3. Pattern Problems: Apply sliding window and two-pointer techniques on real questions.

Advanced Level (60–90 Days)

1. Tree Concepts: Learn inorder, preorder, and postorder traversal, height of tree, and diameter.
2. Graph Basics: Study BFS, DFS, adjacency lists, and simple graph traversal problems.
3. Dynamic Programming (DP) Introduction: Solve Fibonacci using DP, climbing stairs, and basic knapsack problems.

AI Practice Strategy

AI can help you learn faster if used correctly.

1. Concept Learning: Ask for simple explanations of topics like recursion, graphs, or DP with examples.
2. Hint-Based Learning: Request hints instead of full solutions so that you still think through the problem.
3. Code Debugging: Paste your code and identify logical or syntax errors quickly.
4. Optimization Help: Ask for better approaches and compare time complexity.
5. Practice Generation: Generate similar problems for topics like binary search or sliding window.

Common Mistakes

Many beginners slow down their progress due to small but critical mistakes.

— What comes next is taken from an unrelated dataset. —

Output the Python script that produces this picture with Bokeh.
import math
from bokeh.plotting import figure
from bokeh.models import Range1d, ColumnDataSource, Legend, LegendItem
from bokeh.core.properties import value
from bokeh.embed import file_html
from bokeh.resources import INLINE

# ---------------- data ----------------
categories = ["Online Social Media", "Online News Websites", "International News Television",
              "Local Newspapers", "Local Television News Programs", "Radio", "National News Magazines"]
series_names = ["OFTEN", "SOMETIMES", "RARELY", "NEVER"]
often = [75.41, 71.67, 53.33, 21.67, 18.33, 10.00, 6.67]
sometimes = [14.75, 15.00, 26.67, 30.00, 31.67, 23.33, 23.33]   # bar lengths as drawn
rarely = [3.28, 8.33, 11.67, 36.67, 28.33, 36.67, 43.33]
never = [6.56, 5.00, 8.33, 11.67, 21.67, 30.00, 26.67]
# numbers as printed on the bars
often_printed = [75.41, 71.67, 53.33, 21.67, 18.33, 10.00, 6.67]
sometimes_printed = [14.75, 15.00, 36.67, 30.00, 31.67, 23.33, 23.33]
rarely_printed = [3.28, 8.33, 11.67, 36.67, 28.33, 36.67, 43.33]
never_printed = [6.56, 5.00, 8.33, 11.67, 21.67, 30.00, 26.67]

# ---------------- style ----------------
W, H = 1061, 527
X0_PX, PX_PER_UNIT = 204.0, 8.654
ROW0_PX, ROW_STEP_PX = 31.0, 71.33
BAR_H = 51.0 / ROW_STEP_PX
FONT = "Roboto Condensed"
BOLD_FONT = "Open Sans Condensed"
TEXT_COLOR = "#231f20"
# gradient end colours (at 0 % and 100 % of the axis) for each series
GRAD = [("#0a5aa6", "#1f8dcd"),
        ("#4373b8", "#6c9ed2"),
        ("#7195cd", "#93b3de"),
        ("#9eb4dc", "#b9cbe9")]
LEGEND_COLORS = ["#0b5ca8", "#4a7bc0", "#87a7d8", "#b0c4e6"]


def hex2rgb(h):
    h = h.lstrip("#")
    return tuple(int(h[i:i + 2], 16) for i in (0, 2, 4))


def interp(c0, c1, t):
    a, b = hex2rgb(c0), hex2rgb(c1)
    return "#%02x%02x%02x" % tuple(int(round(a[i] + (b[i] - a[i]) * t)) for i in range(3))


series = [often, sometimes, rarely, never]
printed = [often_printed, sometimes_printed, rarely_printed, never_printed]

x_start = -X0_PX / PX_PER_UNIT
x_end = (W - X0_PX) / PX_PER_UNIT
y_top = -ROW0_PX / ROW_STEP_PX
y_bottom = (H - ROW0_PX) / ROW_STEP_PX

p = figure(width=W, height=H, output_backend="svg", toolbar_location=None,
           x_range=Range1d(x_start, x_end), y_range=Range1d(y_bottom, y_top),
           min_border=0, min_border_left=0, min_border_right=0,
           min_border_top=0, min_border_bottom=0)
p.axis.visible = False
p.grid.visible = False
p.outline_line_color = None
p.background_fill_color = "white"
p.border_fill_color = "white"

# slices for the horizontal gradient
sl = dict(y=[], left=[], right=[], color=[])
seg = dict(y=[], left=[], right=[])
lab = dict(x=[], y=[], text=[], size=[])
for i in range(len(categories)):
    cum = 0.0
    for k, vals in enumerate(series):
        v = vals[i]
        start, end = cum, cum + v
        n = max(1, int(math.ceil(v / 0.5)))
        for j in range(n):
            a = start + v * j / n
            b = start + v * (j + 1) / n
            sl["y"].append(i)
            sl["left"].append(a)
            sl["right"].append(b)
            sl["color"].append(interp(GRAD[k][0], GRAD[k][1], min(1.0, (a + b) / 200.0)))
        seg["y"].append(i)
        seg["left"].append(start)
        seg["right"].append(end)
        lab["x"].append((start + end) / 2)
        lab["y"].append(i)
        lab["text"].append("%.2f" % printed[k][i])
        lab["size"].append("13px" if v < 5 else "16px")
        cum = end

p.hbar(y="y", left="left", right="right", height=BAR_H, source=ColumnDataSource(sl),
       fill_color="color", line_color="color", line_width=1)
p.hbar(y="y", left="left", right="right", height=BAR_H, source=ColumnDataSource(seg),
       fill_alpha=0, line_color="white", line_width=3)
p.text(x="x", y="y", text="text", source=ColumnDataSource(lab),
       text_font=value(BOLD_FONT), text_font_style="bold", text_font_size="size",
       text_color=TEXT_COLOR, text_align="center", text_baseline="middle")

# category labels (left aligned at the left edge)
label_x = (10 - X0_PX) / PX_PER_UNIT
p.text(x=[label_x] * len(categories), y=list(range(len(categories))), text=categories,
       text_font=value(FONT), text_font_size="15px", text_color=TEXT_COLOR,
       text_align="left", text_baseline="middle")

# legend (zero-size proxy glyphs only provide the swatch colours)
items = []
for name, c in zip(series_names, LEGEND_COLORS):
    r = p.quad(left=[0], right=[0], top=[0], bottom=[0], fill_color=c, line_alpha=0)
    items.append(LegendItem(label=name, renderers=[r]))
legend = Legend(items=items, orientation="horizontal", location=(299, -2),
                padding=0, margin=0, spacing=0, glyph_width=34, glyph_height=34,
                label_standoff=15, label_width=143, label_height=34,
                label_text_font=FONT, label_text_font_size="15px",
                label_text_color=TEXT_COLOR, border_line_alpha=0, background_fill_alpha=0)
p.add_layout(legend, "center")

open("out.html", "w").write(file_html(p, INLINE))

1. Resource Switching: Jumping between multiple platforms prevents deep understanding.
2. No Revision: Not revisiting solved problems leads to forgetting patterns.
3. Solution Memorizing: Memorizing answers instead of understanding logic weakens your foundation.
4. Ignoring Complexity: Not analyzing time and space complexity leads to inefficient code.
5. Inconsistent Practice: Skipping days reduces momentum and slows progress.

30-Day Action Plan

If you want a focused start, this plan will help.

Week 1

1. Basics Revision: Practice loops, conditions, and functions using small problems.
2. Array Problems: Solve max/min, reverse array, prefix sum, and basic subarray questions.

Week 2

1. Linked Lists: Practice insertion, deletion, and reversal problems.
2. Stack Problems: Solve valid parentheses and next greater element.

Week 3

1. Recursion Practice: Solve factorial, Fibonacci, and subset problems.
2. Sorting Algorithms: Implement merge sort and quick sort.

Week 4

1. Tree Basics: Practice tree traversal and height calculation.
2. Mock Practice: Solve mixed problems under time constraints.

Conclusion

DSA becomes manageable when you follow a structured path and focus on the right topics.
You do not need to rush. You need to be consistent. If you study the right topics, practice daily, and use AI as a guide instead of a shortcut, you will see steady improvement.

Frequently Asked Questions

1. How long does it take to learn DSA?

It usually takes around 2 to 3 months with consistent practice.

2. Which language should I use for DSA?

You can use C++, Java, or Python depending on your comfort.

3. How many problems should I solve daily?

Start with 2 to 3 and gradually increase to 4 to 5.

4. Is DSA enough for placements?

No, you should also prepare core subjects and projects.

5. Can AI replace practice?

No, AI helps you learn faster but practice builds real skill.